Well, it's important to remember that functional programming tends to use these terms at the airy-theoretical level, not the arithmetic level -- it's all about creating new *kinds* of objects. So instead of applying these concepts to numbers, you're creating new things that are kind of (but not exactly) like numbers, and describing how these principles relate to those objects.

The results can be pretty unintuitive, especially when you get into the theoretical definitions of things like "identity", which are horribly important for really understanding how to use powerful tools like monads. Hence, the desire to reduce the amount of jargon required in order to enter the field...

The results can be pretty unintuitive, especially when you get into the theoretical definitions of things like "identity", which are horribly important for really understanding how to use powerful tools like monads. Hence, the desire to reduce the amount of jargon required in order to enter the field...

My father did his dissertation on Leibniz, so I grew up with 'monad' as a household word. Not everyone can be so lucky :-)

My father did his dissertation on Leibniz, so I grew up with 'monad' as a household word.

And mine did physics. We got "aether".

Whereas I grew up with "COBOL" and "Fortran" -- decent starting points, but arguably much more obsolete ideas than aether at this point...

As someone who spends *her* days "translating" developerese into plain language, I have found that removing jargon and having clear, specific, and understandable (if longer) definitions helps *everyone* in the department.
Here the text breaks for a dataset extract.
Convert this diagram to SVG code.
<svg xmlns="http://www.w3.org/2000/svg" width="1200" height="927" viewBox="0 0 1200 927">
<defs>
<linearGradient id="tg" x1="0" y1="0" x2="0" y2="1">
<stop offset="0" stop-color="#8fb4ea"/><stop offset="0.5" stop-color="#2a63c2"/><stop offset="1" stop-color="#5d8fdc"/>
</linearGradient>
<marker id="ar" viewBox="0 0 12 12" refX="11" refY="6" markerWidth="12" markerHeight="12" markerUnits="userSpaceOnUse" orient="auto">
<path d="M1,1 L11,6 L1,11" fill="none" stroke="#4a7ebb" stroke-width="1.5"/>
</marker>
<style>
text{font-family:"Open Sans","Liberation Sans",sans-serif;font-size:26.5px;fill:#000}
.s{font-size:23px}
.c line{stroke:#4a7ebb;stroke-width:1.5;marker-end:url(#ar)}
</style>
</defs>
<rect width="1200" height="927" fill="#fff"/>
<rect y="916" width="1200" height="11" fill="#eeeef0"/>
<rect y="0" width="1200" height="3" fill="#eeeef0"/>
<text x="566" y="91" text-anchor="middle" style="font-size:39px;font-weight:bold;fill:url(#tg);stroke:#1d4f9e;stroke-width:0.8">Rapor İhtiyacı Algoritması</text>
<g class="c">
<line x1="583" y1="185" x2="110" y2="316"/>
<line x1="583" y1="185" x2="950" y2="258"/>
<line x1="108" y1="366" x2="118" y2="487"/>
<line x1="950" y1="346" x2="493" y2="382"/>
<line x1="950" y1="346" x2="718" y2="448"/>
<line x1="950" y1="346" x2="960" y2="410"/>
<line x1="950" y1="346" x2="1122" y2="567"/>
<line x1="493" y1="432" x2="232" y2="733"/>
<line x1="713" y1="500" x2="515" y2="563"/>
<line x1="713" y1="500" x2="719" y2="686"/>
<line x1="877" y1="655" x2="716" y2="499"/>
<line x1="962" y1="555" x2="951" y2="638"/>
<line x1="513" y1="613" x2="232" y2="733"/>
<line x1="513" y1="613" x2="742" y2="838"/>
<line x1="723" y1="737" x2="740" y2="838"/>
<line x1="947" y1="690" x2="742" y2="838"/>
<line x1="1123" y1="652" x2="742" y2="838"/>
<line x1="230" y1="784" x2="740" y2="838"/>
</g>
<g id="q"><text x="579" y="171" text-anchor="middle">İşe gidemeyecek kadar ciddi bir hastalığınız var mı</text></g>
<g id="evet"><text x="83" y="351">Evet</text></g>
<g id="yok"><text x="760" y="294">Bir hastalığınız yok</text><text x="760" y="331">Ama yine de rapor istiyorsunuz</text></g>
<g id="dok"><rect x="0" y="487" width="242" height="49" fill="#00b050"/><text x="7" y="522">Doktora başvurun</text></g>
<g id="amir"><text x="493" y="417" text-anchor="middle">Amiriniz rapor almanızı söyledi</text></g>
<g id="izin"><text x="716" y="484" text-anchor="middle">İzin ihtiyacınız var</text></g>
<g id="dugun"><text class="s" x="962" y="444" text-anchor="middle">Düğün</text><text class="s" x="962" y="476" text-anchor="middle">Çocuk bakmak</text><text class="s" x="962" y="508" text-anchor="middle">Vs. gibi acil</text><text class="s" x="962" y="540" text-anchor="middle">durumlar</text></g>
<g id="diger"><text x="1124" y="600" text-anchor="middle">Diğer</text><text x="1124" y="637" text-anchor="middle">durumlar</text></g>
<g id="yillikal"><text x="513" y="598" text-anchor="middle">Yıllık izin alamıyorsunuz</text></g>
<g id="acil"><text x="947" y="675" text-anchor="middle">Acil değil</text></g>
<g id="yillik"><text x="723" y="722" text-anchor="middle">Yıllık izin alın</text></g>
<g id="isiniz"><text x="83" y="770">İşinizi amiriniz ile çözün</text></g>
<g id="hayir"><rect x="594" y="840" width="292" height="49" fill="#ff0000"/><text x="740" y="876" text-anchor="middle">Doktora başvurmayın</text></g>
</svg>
Developers tossing around the jargon may *think* that they are talking about the same thing, but if you listen closely and then pin them down in some cases, it turns out they are talking about completely separate concepts (which always startles them). And in our company, I am starting to think that the English-as-a-second-language developers outnumber the "native speakers." (Not just Indian, either - we have Turkish, Moroccan, several Russians, a couple of Chinese, and just hired a Frenchman.)